Do you ever feel that sometimes the law uses a sledgehammer to kill a gnat? Here’s a recent example, resulting from, yes, another fallout from the Tom Girardi crash and burn. For those who have fortunately forgotten, Girardi was the hotshot California plaintiff’s lawyer who stole client settlements from various tort cases while living a lavish lifestyle beyond the means of many of us. (Apologies to my editor who thought that a stake had been driven through the heart of that matter, once and for all, but it’s the case that keeps on giving, at least for the California Legislature, the State Bar, and California lawyers.)
Several years back, there was quite a bit of consternation that some retired judges, acting as arbitrators or mediators, palsy-walsy with Girardi in his heyday, were selected as arbitrators or mediators for Girardi’s cases.
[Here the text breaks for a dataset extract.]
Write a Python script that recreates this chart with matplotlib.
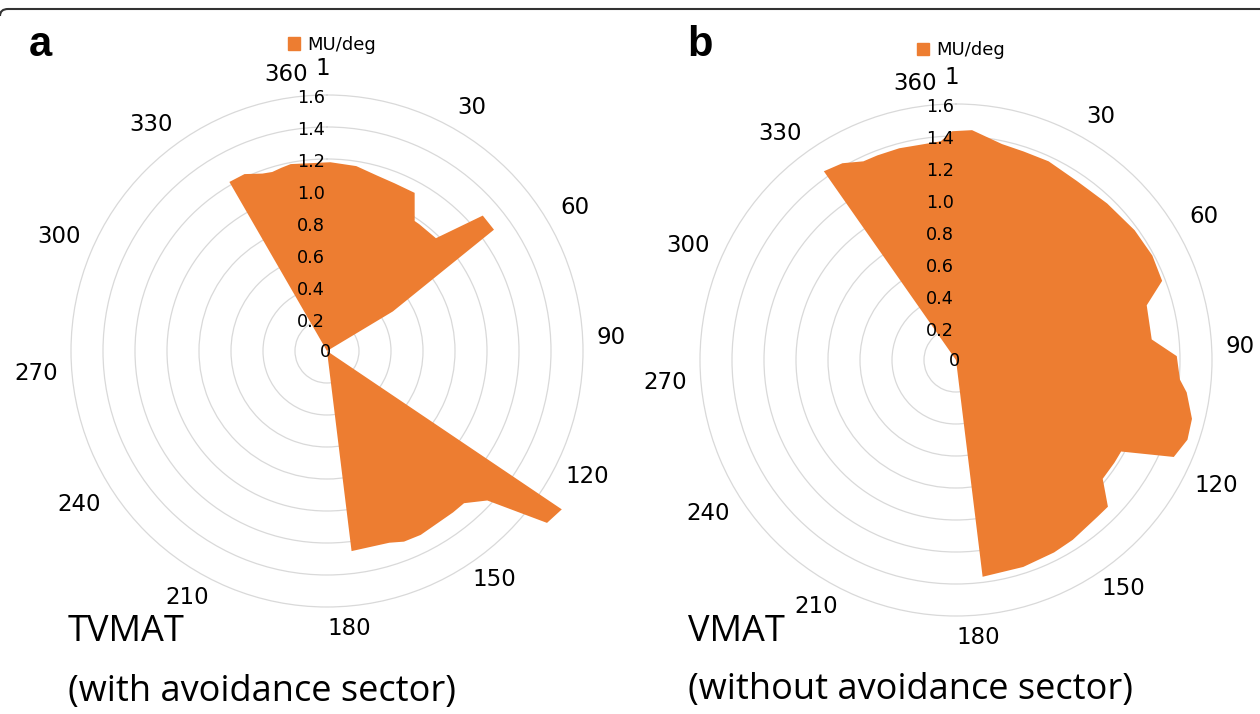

The Los Angeles Times did extensive (and cringeworthy) reporting on the coziness between Girardi and these retired judges, calling it the “secretive world of private judges.” No one mentioned in the reporting came out looking good.
The Legislature, seizing any opportunity to stick it to the State Bar, decided that it was time to call for the certification of alternative dispute resolution (ADR) professionals, whether retired judges, lawyers, or nonlawyers, whether arbitrators. mediators, or both, and to regulate ADR providers. Effective January 1, 2025, new Business and Professions Code section 6173 required the State Bar to create a voluntary certification program for ADR firms, providers, and practitioners. But just how “voluntary” is it really if the State Bar bestows “certified” on compliant ADR practitioners? And how many retired judges and longtime ADR practitioners will be willing to go through the certification process, even if less of a hassle? And what edge will “certification” provide, if any?
The laudable goal? “Promote adherence to ethical standards for ADR services and establish consumer protection mechanisms.” Will the State Bar be able to handle consumer complaints as efficiently just as they have done in the past? Please. Given its record, I wonder.
The State Bar established a working group to figure out what certification should look like, the requirements for it, continuing education requirements, and so on. The ADR working group has released its proposals with comments accepted until the end of April. Has anyone ever said that regulation begets more regulation? If not, let me be the first. The proposals run more than 100 pages.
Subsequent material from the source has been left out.